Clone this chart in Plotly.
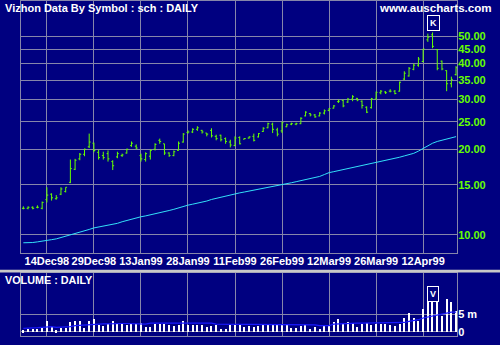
import math
import plotly.graph_objects as go

# ---------------- data ----------------
date_labels = ["14Dec98", "29Dec98", "13Jan99", "28Jan99", "11Feb99",
               "26Feb99", "12Mar99", "26Mar99", "12Apr99"]
date_bars = [5, 15, 25, 35, 45, 55, 65, 75, 85]

opens = [12.4, 12.4, 12.5, 12.5, 12.4, 13.3, 13.9, 13.4, 13.9, 14.2,
         15.3, 17.0, 18.5, 19.2, 20.4, 21.0, 19.5, 19.0, 19.3, 18.1,
         18.8, 19.0, 19.4, 20.6, 20.5, 19.0, 18.4, 18.9, 20.0, 21.5,
         20.9, 19.4, 19.0, 19.8, 21.2, 22.9, 23.0, 23.5, 23.3, 22.8,
         23.3, 22.2, 22.4, 21.8, 21.2, 20.6, 22.0, 21.7, 21.9, 22.2,
         22.1, 23.1, 23.8, 24.5, 23.4, 23.2, 24.0, 24.5, 24.5, 24.6,
         26.2, 26.7, 26.4, 26.2, 26.8, 27.4, 27.9, 29.4, 29.7, 29.3,
         30.0, 30.2, 29.5, 28.1, 28.0, 30.0, 31.6, 31.8, 32.0, 32.0,
         32.0, 35.3, 36.2, 38.2, 39.5, 40.7, 48.5, 50.5, 44.8, 40.8,
         37.8, 34.0, 36.6]
highs = [12.6, 12.6, 12.6, 12.7, 13.1, 14.7, 14.0, 13.8, 14.7, 14.7,
         18.4, 18.5, 19.4, 20.1, 22.7, 21.1, 19.9, 19.6, 19.8, 18.3,
         19.6, 19.3, 20.1, 21.3, 20.8, 19.3, 19.5, 20.0, 21.0, 21.8,
         20.9, 19.5, 19.8, 21.3, 22.8, 23.3, 23.7, 24.1, 23.4, 22.8,
         23.7, 22.5, 22.5, 22.0, 21.6, 22.2, 22.2, 21.9, 22.2, 22.7,
         22.8, 23.9, 24.8, 24.8, 23.8, 25.0, 24.6, 24.8, 24.8, 25.9,
         27.2, 26.8, 26.6, 27.0, 27.6, 27.9, 28.6, 29.9, 29.9, 30.3,
         31.0, 30.3, 29.7, 28.3, 30.3, 31.9, 32.3, 32.0, 32.5, 32.3,
         34.6, 37.6, 38.9, 40.0, 42.2, 45.1, 51.0, 51.5, 45.0, 41.0,
         37.9, 36.0, 39.2]
lows = [12.3, 12.3, 12.3, 12.4, 12.3, 13.0, 13.2, 13.3, 13.8, 14.1,
        15.2, 16.9, 18.3, 18.9, 20.2, 19.5, 18.4, 18.4, 18.1, 16.9,
        18.6, 18.8, 19.3, 20.4, 20.0, 18.1, 18.1, 18.4, 19.8, 20.9,
        19.1, 18.8, 18.9, 19.8, 21.1, 22.7, 22.8, 23.2, 22.7, 22.2,
        22.0, 21.5, 21.3, 20.9, 20.3, 20.5, 20.8, 21.7, 21.8, 21.3,
        22.0, 23.0, 23.7, 22.8, 22.2, 22.8, 23.9, 24.3, 24.3, 24.5,
        26.1, 26.1, 25.8, 26.1, 26.5, 27.2, 27.8, 29.1, 28.1, 29.1,
        29.5, 29.5, 27.8, 26.8, 27.8, 29.9, 31.2, 31.3, 31.7, 31.2,
        31.9, 35.0, 36.0, 37.9, 39.0, 40.4, 47.7, 45.3, 37.9, 37.9,
        32.0, 33.0, 36.3]
closes = [12.4, 12.5, 12.4, 12.5, 13.0, 13.8, 13.5, 13.5, 14.5, 14.7,
          17.1, 18.3, 19.2, 20.0, 21.2, 19.8, 18.7, 18.7, 18.5, 17.5,
          19.3, 19.1, 20.0, 21.0, 20.2, 18.5, 19.3, 19.8, 20.8, 21.3,
          19.4, 19.0, 19.6, 21.0, 22.6, 23.0, 23.5, 23.8, 23.0, 22.6,
          22.3, 21.8, 21.6, 21.3, 20.7, 21.9, 20.9, 21.8, 22.1, 21.5,
          22.7, 23.7, 24.6, 23.5, 22.6, 24.8, 24.4, 24.6, 24.6, 25.7,
          27.0, 26.4, 26.0, 26.8, 27.3, 27.8, 28.4, 29.5, 28.4, 30.0,
          30.6, 29.8, 28.5, 27.0, 30.1, 31.7, 32.0, 31.6, 32.0, 31.4,
          34.4, 37.0, 38.5, 39.5, 41.5, 45.0, 49.5, 46.0, 38.5, 38.3,
          34.0, 35.2, 38.7]
price_ma = [9.38, 9.38, 9.40, 9.45, 9.52, 9.60, 9.62, 9.68, 9.78, 9.88,
            9.98, 10.08, 10.18, 10.30, 10.45, 10.58, 10.65, 10.72, 10.80, 10.86,
            10.98, 11.12, 11.25, 11.38, 11.50, 11.58, 11.66, 11.75, 11.85, 11.98,
            12.08, 12.18, 12.30, 12.45, 12.62, 12.72, 12.82, 12.92, 13.02, 13.15,
            13.32, 13.45, 13.56, 13.70, 13.85, 13.95, 14.05, 14.15, 14.25, 14.35,
            14.45, 14.55, 14.66, 14.78, 14.92, 15.05, 15.15, 15.25, 15.38, 15.50,
            15.62, 15.75, 15.88, 16.05, 16.30, 16.55, 16.68, 16.82, 16.95, 17.10,
            17.25, 17.40, 17.55, 17.68, 17.80, 17.95, 18.10, 18.22, 18.35, 18.55,
            18.75, 18.95, 19.10, 19.35, 19.70, 20.15, 20.60, 21.00, 21.30, 21.50,
            21.70, 21.90, 22.15]
volume_m = [0.55, 0.85, 0.85, 0.85, 1.6, 3.3, 1.5, 0.55, 1.1, 1.2,
            2.9, 3.1, 3.1, 1.1, 3.1, 3.9, 2.0, 1.7, 2.5, 3.1,
            2.4, 2.4, 2.0, 2.4, 2.4, 2.7, 1.4, 1.4, 2.4, 2.4,
            2.4, 2.0, 1.7, 2.0, 3.1, 2.1, 2.0, 2.0, 2.0, 1.4,
            1.7, 2.0, 1.0, 1.0, 2.0, 2.0, 2.0, 1.5, 1.7, 1.5,
            1.7, 2.0, 2.3, 2.0, 2.0, 2.0, 2.0, 1.3, 1.3, 1.7,
            2.0, 1.0, 1.5, 1.0, 1.7, 2.0, 3.0, 3.7, 2.3, 3.0,
            2.7, 1.5, 2.3, 2.7, 2.0, 2.3, 2.3, 2.3, 2.0, 1.7,
            2.3, 4.0, 5.5, 4.0, 3.3, 6.7, 10.5, 11.5, 9.5, 4.7,
            9.7, 8.7, 6.0]
volume_ma = [1.0, 1.0, 1.1, 1.2, 1.3, 1.4, 1.5, 1.3, 1.3, 1.4,
             1.5, 1.8, 1.9, 2.0, 2.2, 2.2, 2.3, 2.3, 2.3, 2.4,
             2.4, 2.4, 2.4, 2.3, 2.3, 2.2, 2.2, 2.5, 2.5, 2.5,
             2.5, 2.5, 2.5, 2.5, 2.5, 2.5, 2.5, 2.5, 2.5, 2.5,
             2.5, 2.2, 2.2, 2.2, 2.1, 2.1, 2.1, 2.0, 2.0, 2.0,
             2.0, 2.0, 2.0, 2.0, 2.0, 2.0, 2.0, 2.0, 2.0, 2.0,
             2.0, 2.0, 2.0, 1.8, 1.8, 1.8, 2.2, 2.3, 2.4, 2.5,
             2.5, 2.5, 2.5, 2.5, 2.5, 2.5, 2.5, 2.5, 2.5, 2.5,
             2.5, 2.7, 3.0, 3.2, 3.5, 4.0, 4.3, 4.7, 5.0, 5.2,
             5.5, 5.7, 5.7]
price_ticks = [10, 15, 20, 25, 30, 35, 40, 45, 50]
price_tick_text = ["10.00", "15.00", "20.00", "25.00", "30.00", "35.00", "40.00", "45.00", "50.00"]
vol_ticks = [0, 5]
vol_tick_text = ["0", "5 m"]

bars = list(range(len(opens)))

# ---------------- style ----------------
NAVY = "#000080"
GRID = "#8686aa"
GREEN = "#66ff00"
CYAN = "#33e0f8"
FONT = "Liberation Sans"
W, H = 500, 345

fig = go.Figure()
fig.add_trace(go.Ohlc(
    x=bars, open=opens, high=highs, low=lows, close=closes,
    increasing=dict(line=dict(color=GREEN, width=1)),
    decreasing=dict(line=dict(color=GREEN, width=1)),
    tickwidth=0.3, xaxis="x", yaxis="y", hoverinfo="skip"))
fig.add_trace(go.Scatter(
    x=bars, y=price_ma, mode="lines", line=dict(color=CYAN, width=1),
    xaxis="x", yaxis="y", hoverinfo="skip"))

fig.add_trace(go.Bar(
    x=bars, y=volume_m, width=0.24, marker=dict(color="white", line=dict(width=0)),
    xaxis="x2", yaxis="y2", hoverinfo="skip"))
fig.add_trace(go.Scatter(
    x=bars, y=volume_ma, mode="lines", line=dict(color="#1a1aff", width=1.2),
    xaxis="x2", yaxis="y2", hoverinfo="skip"))

xdom = [21 / W, 457 / W]
xrange_ = [-0.5, 92.2]
bold_white = dict(family=FONT, size=11, color="white", weight="bold")

fig.update_layout(
    width=W, height=H, margin=dict(l=0, r=0, t=0, b=0),
    paper_bgcolor=NAVY, plot_bgcolor=NAVY, showlegend=False,
    xaxis=dict(domain=xdom, range=xrange_, anchor="y",
               tickmode="array", tickvals=date_bars, ticktext=date_labels,
               showgrid=True, gridcolor=GRID, gridwidth=1, zeroline=False,
               showline=True, linecolor=GRID, linewidth=1, mirror=True,
               ticks="", tickfont=bold_white, ticklabelstandoff=-2,
               rangeslider=dict(visible=False), fixedrange=True),
    yaxis=dict(domain=[(H - 254) / H, 1.0], anchor="x", type="log",
               range=[math.log10(8.65), math.log10(66.4)], side="right",
               tickmode="array", tickvals=price_ticks, ticktext=price_tick_text,
               showgrid=True, gridcolor=GRID, gridwidth=1, zeroline=False,
               showline=True, linecolor=GRID, linewidth=1, mirror=True,
               ticks="", ticklabelstandoff=-2,
               tickfont=dict(family=FONT, size=11, color=GREEN, weight="bold")),
    xaxis2=dict(domain=xdom, range=xrange_, anchor="y2",
                tickmode="array", tickvals=date_bars, showticklabels=False,
                showgrid=True, gridcolor=GRID, gridwidth=1, zeroline=False,
                showline=True, linecolor=GRID, linewidth=1, mirror=True, ticks=""),
    yaxis2=dict(domain=[(H - 338) / H, (H - 274) / H], anchor="x2",
                range=[-1.24, 17.15], side="right",
                tickmode="array", tickvals=vol_ticks, ticktext=vol_tick_text,
                showgrid=True, gridcolor=GRID, gridwidth=1, zeroline=False,
                showline=True, linecolor=GRID, linewidth=1, mirror=True,
                ticks="", ticklabelstandoff=-2, tickfont=bold_white),
    bargap=0,
    shapes=[dict(type="rect", xref="paper", yref="paper",
                 x0=0, x1=1, y0=(H - 274) / H, y1=(H - 271) / H,
                 fillcolor="#c8c8c8", line=dict(width=0), layer="above")],
    annotations=[
        dict(text="Vizhon Data By Symbol : sch : DAILY", xref="paper", yref="paper",
             x=3 / W, y=(H - 7) / H, xanchor="left", yanchor="middle",
             showarrow=False, font=bold_white),
        dict(text="www.auscharts.com", xref="paper", yref="paper",
             x=494 / W, y=(H - 7) / H, xanchor="right", yanchor="middle",
             showarrow=False, font=dict(family=FONT, size=11.6, color="white", weight="bold")),
        dict(text="VOLUME : DAILY", xref="paper", yref="paper",
             x=3 / W, y=(H - 281) / H, xanchor="left", yanchor="middle",
             showarrow=False, font=dict(family=FONT, size=10.8, color="white", weight="bold")),
        dict(text="K", xref="paper", yref="paper",
             x=433.5 / W, y=(H - 22) / H, xanchor="center", yanchor="middle",
             showarrow=False, bgcolor=NAVY, bordercolor="white", borderwidth=1, borderpad=2,
             font=dict(family=FONT, size=9, color="white", weight="bold")),
        dict(text="V", xref="paper", yref="paper",
             x=433 / W, y=(H - 296) / H, xanchor="center", yanchor="middle",
             showarrow=False, bgcolor=NAVY, bordercolor="white", borderwidth=1, borderpad=2,
             font=dict(family=FONT, size=9, color="white", weight="bold")),
    ],
)

fig.write_html("out.html")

━━━

Return only the lines from the start of the data through the line that contains "date_bars = [5, 15, 25, 35, 45, 55, 65, 75, 85]", please, copying them exactly and omitting all pictures.

Output for this task:
Clone this chart in Plotly.
import math
import plotly.graph_objects as go

# ---------------- data ----------------
date_labels = ["14Dec98", "29Dec98", "13Jan99", "28Jan99", "11Feb99",
               "26Feb99", "12Mar99", "26Mar99", "12Apr99"]
date_bars = [5, 15, 25, 35, 45, 55, 65, 75, 85]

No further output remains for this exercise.